I also feel that she should make provision for the distribution of her estate in the event that I pre-decease her. She says that she can't bear to think about that... would her four grandchildren be treated equally if she dies effectively intestate? They are equal in my eyes (and theirs) but does the law see step and the ordinary variety of grandchild equally?
Thank you

Tim W

LawConnect (LawTap) Verified
28 April 2014
When "the circumctances" change, it can be a good idea indeed to make a new will.
A bit of effort now will go a long way towards avoiding dispute among survivors later.

In technical terms, what you want to avoid is intestacy, or partial intestacy,
arising from life events overtaking the current document; and
to make an accurate record of her (as lawyers say) "testamentary intentions".

You may care to suggest to her that making a new will, will help avoid future confusion,
accurately reflect her intentions, and be something concrete that she can do now,
to ease the inevitable pain and the burden after she's gone.
It's certainly something she should do sooner than than later,
given that she may lose capacity at any time.
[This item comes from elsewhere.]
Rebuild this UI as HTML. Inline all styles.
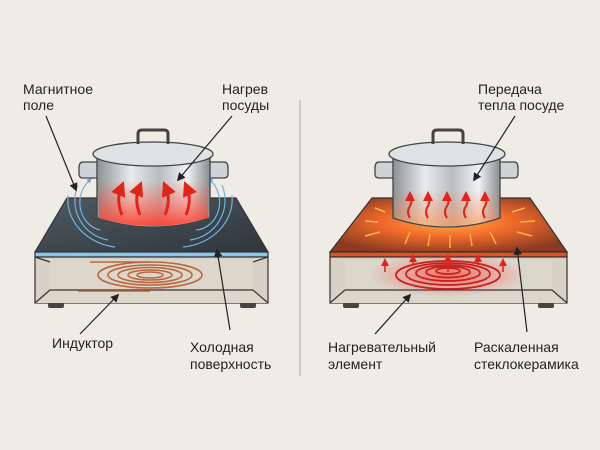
<!DOCTYPE html>
<html><head><meta charset="utf-8"><style>
html,body{margin:0;padding:0;background:#efece6;}
svg{display:block}
text{font-family:"Liberation Sans",sans-serif;font-size:14px;fill:#222;}
</style></head><body>
<svg width="600" height="450" viewBox="0 0 600 450">
<defs>
<linearGradient id="steel" x1="0" x2="1"><stop offset="0" stop-color="#8d9194"/><stop offset=".3" stop-color="#e9ebec"/><stop offset=".55" stop-color="#b9bdc0"/><stop offset=".8" stop-color="#f0f1f2"/><stop offset="1" stop-color="#8a8e91"/></linearGradient>
<linearGradient id="heatL" x1="0" y1="0" x2="0" y2="1"><stop offset="0" stop-color="#ff5040" stop-opacity="0"/><stop offset="1" stop-color="#ff3a2a" stop-opacity=".9"/></linearGradient>
<linearGradient id="heatR" x1="0" y1="0" x2="0" y2="1"><stop offset="0" stop-color="#ff7040" stop-opacity="0"/><stop offset="1" stop-color="#ff8a40" stop-opacity=".6"/></linearGradient>
<linearGradient id="glass" x1="0" y1="0" x2="1" y2="1"><stop offset="0" stop-color="#505a62"/><stop offset="1" stop-color="#2f363c"/></linearGradient>
<radialGradient id="hot" cx=".5" cy=".45" r=".6"><stop offset="0" stop-color="#ffb040"/><stop offset=".45" stop-color="#f06a2a"/><stop offset="1" stop-color="#8a3a22"/></radialGradient>
<radialGradient id="glow" cx=".5" cy=".5" r=".5"><stop offset="0" stop-color="#ff3030" stop-opacity=".6"/><stop offset="1" stop-color="#ff3030" stop-opacity="0"/></radialGradient>
<marker id="ah" viewBox="0 0 10 10" refX="8" refY="5" markerWidth="7" markerHeight="7" orient="auto"><path d="M0,0L10,5L0,10z" fill="#222"/></marker>
<marker id="ra" viewBox="0 0 10 10" refX="5" refY="5" markerWidth="5" markerHeight="5" orient="auto"><path d="M0,0L10,5L0,10z" fill="#e2231a"/></marker>
<marker id="rup" viewBox="0 0 10 10" refX="5" refY="5" markerWidth="5" markerHeight="5" orient="270"><path d="M0,0L10,5L0,10z" fill="#e2231a"/></marker>
<marker id="ba" viewBox="0 0 10 10" refX="5" refY="5" markerWidth="4" markerHeight="4" orient="auto"><path d="M0,0L10,5L0,10z" fill="#5aa8dc"/></marker>
</defs>

<line x1="300" y1="100" x2="300" y2="376" stroke="#b8b4ad" stroke-width="1.2"/>

<!-- LEFT STOVE -->
<g stroke="#333" stroke-width="1.2">
<polygon points="67,198 236,198 268,252 35,252" fill="url(#glass)"/>
<rect x="35" y="252" width="233" height="5" fill="#8cc6e8"/>
<rect x="35" y="257" width="233" height="46" fill="#d8d1c6"/>
<polygon points="50,260 253,260 253,290 268,303 35,303 50,290" fill="#ddd6cb" stroke="none"/>
<line x1="35" y1="257" x2="50" y2="262"/><line x1="268" y1="257" x2="253" y2="262"/>
<line x1="35" y1="303" x2="50" y2="290"/><line x1="268" y1="303" x2="253" y2="290"/>
<line x1="50" y1="290" x2="253" y2="290"/>
</g>
<rect x="48" y="303" width="16" height="5" rx="2" fill="#444"/><rect x="240" y="303" width="16" height="5" rx="2" fill="#444"/>
<g fill="none" stroke="#b8673e" stroke-width="1.6">
<ellipse cx="150" cy="275" rx="52" ry="13"/><ellipse cx="150" cy="275" rx="42" ry="10"/><ellipse cx="150" cy="275" rx="32" ry="7.5"/><ellipse cx="150" cy="275" rx="22" ry="5"/><ellipse cx="150" cy="275" rx="13" ry="3"/>
<line x1="90" y1="262" x2="150" y2="262"/><line x1="78" y1="291" x2="150" y2="291"/>
</g>
<g fill="none" stroke="#6fb4e0" stroke-width="1.2">
<path d="M100,230 A25,28 0 0 1 90,180" marker-end="url(#ba)"/><path d="M108,240 A40,40 0 0 1 78,185"/><path d="M115,247 A55,48 0 0 1 68,195"/>
<path d="M196,230 A25,28 0 0 0 210,180" marker-end="url(#ba)"/><path d="M190,240 A40,40 0 0 0 222,185"/><path d="M183,247 A55,48 0 0 0 232,195"/>
</g>
<!-- left pot -->
<g stroke="#444" stroke-width="1.3">
<path d="M97,162 h-14 q-4,0 -4,6 v6 q0,4 4,4 h14" fill="#cfd3d6"/>
<path d="M210,162 h14 q4,0 4,6 v6 q0,4 -4,4 h-14" fill="#cfd3d6"/>
<path d="M97,155 V218 Q153,236 210,218 V155 Z" fill="url(#steel)"/>
<path d="M99,180 V218 Q153,234 208,218 V180 Z" fill="url(#heatL)" stroke="none"/>
<ellipse cx="153" cy="154" rx="60" ry="12" fill="#dfe2e4"/>
<path d="M138,144 v-10 q0,-4 4,-4 h22 q4,0 4,4 v10" fill="none" stroke-width="3"/>
</g>
<g fill="none" stroke="#e2231a" stroke-width="3">
<path d="M122,215 Q116,200 121,188" marker-end="url(#ra)"/><path d="M140,215 Q134,200 139,188" marker-end="url(#ra)"/>
<path d="M165,215 Q171,200 166,188" marker-end="url(#ra)"/><path d="M186,215 Q192,200 187,188" marker-end="url(#ra)"/>
</g>

<!-- RIGHT STOVE -->
<g stroke="#333" stroke-width="1.2">
<polygon points="372,198 530,198 567,252 330,252" fill="url(#hot)"/>
<rect x="330" y="252" width="237" height="5" fill="#e0521e"/>
<rect x="330" y="257" width="237" height="46" fill="#d8d1c6"/>
<polygon points="345,260 552,260 552,290 567,303 330,303 345,290" fill="#ddd6cb" stroke="none"/>
<line x1="330" y1="303" x2="345" y2="290"/><line x1="567" y1="303" x2="552" y2="290"/>
<line x1="345" y1="290" x2="552" y2="290"/>
</g>
<rect x="343" y="303" width="16" height="5" rx="2" fill="#444"/><rect x="538" y="303" width="16" height="5" rx="2" fill="#444"/>
<g stroke="#ffb347" stroke-width="1.5">
<line x1="378" y1="222" x2="365" y2="221"/><line x1="380" y1="232" x2="365" y2="236"/><line x1="385" y1="212" x2="375" y2="208"/><line x1="520" y1="222" x2="535" y2="221"/><line x1="517" y1="232" x2="532" y2="236"/><line x1="512" y1="212" x2="525" y2="208"/>
<line x1="410" y1="232" x2="405" y2="244"/><line x1="430" y1="234" x2="428" y2="246"/><line x1="450" y1="235" x2="450" y2="248"/><line x1="470" y1="234" x2="472" y2="246"/><line x1="490" y1="232" x2="496" y2="244"/>
</g>
<ellipse cx="448" cy="275" rx="80" ry="22" fill="url(#glow)"/>
<g fill="none" stroke="#c8201a" stroke-width="1.8">
<ellipse cx="448" cy="275" rx="52" ry="14"/><ellipse cx="448" cy="274" rx="42" ry="11"/><ellipse cx="448" cy="273" rx="32" ry="8"/><ellipse cx="448" cy="272" rx="22" ry="5.5"/><ellipse cx="448" cy="271" rx="12" ry="3"/>
</g>
<g stroke="#e2231a" stroke-width="1.6" fill="none">
<line x1="385" y1="272" x2="385" y2="262" marker-end="url(#ra)"/><line x1="413" y1="265" x2="413" y2="258" marker-end="url(#ra)"/><line x1="448" y1="272" x2="448" y2="258" marker-end="url(#ra)"/><line x1="478" y1="265" x2="478" y2="258" marker-end="url(#ra)"/><line x1="503" y1="272" x2="503" y2="262" marker-end="url(#ra)"/>
</g>
<!-- right pot -->
<g stroke="#444" stroke-width="1.3">
<path d="M393,162 h-14 q-4,0 -4,6 v6 q0,4 4,4 h14" fill="#cfd3d6"/>
<path d="M500,162 h14 q4,0 4,6 v6 q0,4 -4,4 h-14" fill="#cfd3d6"/>
<path d="M393,155 V218 Q447,236 500,218 V155 Z" fill="url(#steel)"/>
<path d="M395,190 V218 Q447,234 498,218 V190 Z" fill="url(#heatR)" stroke="none"/>
<ellipse cx="447" cy="154" rx="58" ry="12" fill="#dfe2e4"/>
<path d="M433,144 v-10 q0,-4 4,-4 h22 q4,0 4,4 v10" fill="none" stroke-width="3"/>
</g>
<g fill="none" stroke="#e2231a" stroke-width="2">
<path d="M410,218 q-4,-6 0,-12 q3,-5 0,-10" marker-end="url(#rup)"/><path d="M428,218 q-4,-6 0,-12 q3,-5 0,-10" marker-end="url(#rup)"/><path d="M447,218 q-4,-6 0,-12 q3,-5 0,-10" marker-end="url(#rup)"/><path d="M466,218 q-4,-6 0,-12 q3,-5 0,-10" marker-end="url(#rup)"/><path d="M485,218 q-4,-6 0,-12 q3,-5 0,-10" marker-end="url(#rup)"/>
</g>

<!-- leaders -->
<g stroke="#222" stroke-width="1.2" fill="none" marker-end="url(#ah)">
<line x1="46" y1="116" x2="76" y2="190"/>
<line x1="232" y1="116" x2="178" y2="180"/>
<line x1="80" y1="334" x2="118" y2="295"/>
<line x1="230" y1="330" x2="217" y2="250"/>
<line x1="515" y1="116" x2="474" y2="180"/>
<line x1="375" y1="334" x2="410" y2="295"/>
<line x1="527" y1="332" x2="517" y2="248"/>
</g>

<text x="23" y="94">Магнитное</text><text x="23" y="110">поле</text>
<text x="222" y="94">Нагрев</text><text x="222" y="110">посуды</text>
<text x="478" y="94">Передача</text><text x="478" y="110">тепла посуде</text>
<text x="52" y="348">Индуктор</text>
<text x="190" y="352">Холодная</text><text x="190" y="369">поверхность</text>
<text x="328" y="352">Нагревательный</text><text x="328" y="369">элемент</text>
<text x="474" y="352">Раскаленная</text><text x="474" y="369">стеклокерамика</text>
</svg>
</body></html>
It's certainly possible to word a will in such a way that it is clear, technically valid,
and provides for... alternative scenarios (even unpleasant ones).
It is, however, a job for somebody who knows how.
Take her to a solicitor.

Alison Shaw

Active Member
23 October 2018
Thank you for clarifying the situation. I will do my best to persuade her to go to her solicitor and make out a new will. I would FAR rather she had a will that reflects her wishes; it's her money.
I am not comfortable with "Oh you do this or that." I would certainly do it, but I but I may misunderstand or others in the family may be uncomfortable and see me as interfering.